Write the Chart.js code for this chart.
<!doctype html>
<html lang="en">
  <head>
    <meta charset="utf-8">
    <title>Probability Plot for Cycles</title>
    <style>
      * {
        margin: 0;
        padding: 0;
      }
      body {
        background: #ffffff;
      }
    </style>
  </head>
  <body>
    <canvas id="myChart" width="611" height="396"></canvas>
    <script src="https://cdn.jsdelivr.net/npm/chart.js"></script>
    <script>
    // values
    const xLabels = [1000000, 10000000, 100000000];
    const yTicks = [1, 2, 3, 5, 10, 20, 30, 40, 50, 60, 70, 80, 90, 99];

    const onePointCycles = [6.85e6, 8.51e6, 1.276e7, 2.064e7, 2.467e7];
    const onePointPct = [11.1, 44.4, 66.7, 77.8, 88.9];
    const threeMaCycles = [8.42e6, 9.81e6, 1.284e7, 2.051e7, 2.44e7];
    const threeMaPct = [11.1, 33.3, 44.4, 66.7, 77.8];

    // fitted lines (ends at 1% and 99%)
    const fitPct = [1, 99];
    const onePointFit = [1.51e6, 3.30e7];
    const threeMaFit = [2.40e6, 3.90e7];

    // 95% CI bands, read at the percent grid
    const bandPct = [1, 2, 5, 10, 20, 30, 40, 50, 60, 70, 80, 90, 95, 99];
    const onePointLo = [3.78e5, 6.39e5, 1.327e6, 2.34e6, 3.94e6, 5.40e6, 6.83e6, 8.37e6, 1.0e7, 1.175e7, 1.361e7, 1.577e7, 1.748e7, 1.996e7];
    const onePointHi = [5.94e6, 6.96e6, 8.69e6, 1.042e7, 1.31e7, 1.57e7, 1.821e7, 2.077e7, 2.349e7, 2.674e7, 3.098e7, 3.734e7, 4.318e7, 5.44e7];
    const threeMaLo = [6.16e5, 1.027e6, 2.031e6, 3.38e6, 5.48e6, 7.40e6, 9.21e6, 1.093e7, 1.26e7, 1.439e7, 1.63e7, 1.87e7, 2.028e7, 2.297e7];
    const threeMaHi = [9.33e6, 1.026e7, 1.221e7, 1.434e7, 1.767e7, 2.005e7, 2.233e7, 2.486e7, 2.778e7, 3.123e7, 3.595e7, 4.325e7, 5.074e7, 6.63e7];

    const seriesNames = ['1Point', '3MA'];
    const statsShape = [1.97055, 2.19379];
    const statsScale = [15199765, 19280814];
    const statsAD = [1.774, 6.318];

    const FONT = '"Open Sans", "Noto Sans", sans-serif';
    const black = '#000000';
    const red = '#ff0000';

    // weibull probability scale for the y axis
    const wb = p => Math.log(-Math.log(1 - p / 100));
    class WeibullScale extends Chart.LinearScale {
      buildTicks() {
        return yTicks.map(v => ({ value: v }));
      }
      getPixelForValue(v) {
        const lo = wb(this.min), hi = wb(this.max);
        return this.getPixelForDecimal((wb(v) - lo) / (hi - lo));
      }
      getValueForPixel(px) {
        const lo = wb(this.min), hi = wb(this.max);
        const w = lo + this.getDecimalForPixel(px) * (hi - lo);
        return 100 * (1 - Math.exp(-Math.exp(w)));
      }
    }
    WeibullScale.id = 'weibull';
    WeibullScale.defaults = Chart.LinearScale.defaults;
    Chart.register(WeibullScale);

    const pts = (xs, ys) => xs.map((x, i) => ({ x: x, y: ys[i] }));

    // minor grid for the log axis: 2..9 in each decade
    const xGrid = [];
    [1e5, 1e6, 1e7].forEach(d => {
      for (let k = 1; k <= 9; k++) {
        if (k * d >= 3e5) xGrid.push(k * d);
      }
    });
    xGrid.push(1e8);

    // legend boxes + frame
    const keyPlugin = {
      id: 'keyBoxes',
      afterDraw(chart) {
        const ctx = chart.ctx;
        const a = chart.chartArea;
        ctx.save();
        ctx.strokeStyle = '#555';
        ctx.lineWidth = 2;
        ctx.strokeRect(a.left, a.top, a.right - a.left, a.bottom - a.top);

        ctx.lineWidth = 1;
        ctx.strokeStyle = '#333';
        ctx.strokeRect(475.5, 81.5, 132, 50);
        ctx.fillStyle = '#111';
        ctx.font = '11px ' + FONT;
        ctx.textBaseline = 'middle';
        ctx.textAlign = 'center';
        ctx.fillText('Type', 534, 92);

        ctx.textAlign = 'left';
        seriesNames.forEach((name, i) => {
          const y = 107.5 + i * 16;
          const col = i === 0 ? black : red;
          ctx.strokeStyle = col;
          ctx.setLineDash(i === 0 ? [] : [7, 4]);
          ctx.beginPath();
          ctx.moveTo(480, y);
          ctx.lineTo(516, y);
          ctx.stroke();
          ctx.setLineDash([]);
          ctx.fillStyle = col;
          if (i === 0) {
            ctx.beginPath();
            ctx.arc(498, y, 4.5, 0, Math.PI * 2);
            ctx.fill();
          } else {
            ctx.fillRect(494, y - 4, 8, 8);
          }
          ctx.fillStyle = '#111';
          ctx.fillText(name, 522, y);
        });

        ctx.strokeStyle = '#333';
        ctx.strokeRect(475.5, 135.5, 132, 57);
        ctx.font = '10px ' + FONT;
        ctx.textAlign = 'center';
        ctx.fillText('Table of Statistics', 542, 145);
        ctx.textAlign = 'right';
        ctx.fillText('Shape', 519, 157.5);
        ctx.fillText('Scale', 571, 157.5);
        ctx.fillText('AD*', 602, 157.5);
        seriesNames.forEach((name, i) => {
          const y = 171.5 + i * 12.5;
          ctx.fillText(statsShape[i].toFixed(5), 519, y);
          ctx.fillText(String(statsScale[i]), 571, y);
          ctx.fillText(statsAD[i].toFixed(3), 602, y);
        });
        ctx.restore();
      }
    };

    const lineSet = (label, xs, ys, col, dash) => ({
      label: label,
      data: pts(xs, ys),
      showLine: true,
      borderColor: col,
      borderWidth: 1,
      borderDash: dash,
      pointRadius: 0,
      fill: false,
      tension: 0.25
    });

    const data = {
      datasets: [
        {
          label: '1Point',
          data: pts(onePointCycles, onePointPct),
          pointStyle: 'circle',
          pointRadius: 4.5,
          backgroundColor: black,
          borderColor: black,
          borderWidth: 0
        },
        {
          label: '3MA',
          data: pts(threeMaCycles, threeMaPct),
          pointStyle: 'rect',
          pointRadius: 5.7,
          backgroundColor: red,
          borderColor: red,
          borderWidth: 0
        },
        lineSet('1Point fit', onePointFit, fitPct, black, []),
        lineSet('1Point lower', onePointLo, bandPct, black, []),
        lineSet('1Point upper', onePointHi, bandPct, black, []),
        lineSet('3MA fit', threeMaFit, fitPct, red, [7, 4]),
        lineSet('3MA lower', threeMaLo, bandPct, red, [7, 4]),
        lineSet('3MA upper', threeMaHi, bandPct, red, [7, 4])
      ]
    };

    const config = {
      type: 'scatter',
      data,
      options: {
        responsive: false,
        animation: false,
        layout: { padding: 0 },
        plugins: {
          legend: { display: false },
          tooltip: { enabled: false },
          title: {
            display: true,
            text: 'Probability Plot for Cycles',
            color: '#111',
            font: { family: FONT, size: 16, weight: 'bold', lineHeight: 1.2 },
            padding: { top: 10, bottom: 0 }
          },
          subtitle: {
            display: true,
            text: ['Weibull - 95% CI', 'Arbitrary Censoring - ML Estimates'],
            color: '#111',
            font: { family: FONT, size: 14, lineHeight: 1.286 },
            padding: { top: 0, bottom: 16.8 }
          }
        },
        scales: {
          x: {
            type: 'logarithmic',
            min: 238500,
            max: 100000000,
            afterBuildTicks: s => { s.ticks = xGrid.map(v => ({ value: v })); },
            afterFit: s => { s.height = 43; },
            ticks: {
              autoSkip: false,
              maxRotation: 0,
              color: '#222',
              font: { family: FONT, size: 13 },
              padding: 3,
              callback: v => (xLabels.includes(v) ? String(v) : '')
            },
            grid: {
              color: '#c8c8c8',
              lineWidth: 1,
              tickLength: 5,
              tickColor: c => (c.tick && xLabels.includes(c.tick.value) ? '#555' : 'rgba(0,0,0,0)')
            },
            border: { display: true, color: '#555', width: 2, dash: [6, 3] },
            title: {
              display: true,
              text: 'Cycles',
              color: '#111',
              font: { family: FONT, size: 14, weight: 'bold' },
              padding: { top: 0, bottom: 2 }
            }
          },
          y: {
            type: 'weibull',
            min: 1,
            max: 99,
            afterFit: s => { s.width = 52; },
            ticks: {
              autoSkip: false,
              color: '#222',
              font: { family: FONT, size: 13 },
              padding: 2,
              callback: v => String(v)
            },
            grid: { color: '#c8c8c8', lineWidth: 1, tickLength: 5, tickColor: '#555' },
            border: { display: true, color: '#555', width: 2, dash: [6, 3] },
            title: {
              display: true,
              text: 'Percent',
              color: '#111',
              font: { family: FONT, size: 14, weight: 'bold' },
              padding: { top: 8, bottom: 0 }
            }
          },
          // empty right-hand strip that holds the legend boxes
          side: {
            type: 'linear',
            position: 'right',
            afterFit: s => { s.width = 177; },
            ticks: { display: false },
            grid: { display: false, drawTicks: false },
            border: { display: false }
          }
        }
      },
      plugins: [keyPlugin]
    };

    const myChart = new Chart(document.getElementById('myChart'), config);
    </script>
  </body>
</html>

WHAT IS REQUIRED: Return only the lines from the beginning of the material up to and including the line with "const threeMaPct = [11.1, 33.3, 44.4, 66.7, 77.8];", exactly as written.

WRITTEN REPLY:
Write the Chart.js code for this chart.
<!doctype html>
<html lang="en">
  <head>
    <meta charset="utf-8">
    <title>Probability Plot for Cycles</title>
    <style>
      * {
        margin: 0;
        padding: 0;
      }
      body {
        background: #ffffff;
      }
    </style>
  </head>
  <body>
    <canvas id="myChart" width="611" height="396"></canvas>
    <script src="https://cdn.jsdelivr.net/npm/chart.js"></script>
    <script>
    // values
    const xLabels = [1000000, 10000000, 100000000];
    const yTicks = [1, 2, 3, 5, 10, 20, 30, 40, 50, 60, 70, 80, 90, 99];

    const onePointCycles = [6.85e6, 8.51e6, 1.276e7, 2.064e7, 2.467e7];
    const onePointPct = [11.1, 44.4, 66.7, 77.8, 88.9];
    const threeMaCycles = [8.42e6, 9.81e6, 1.284e7, 2.051e7, 2.44e7];
    const threeMaPct = [11.1, 33.3, 44.4, 66.7, 77.8];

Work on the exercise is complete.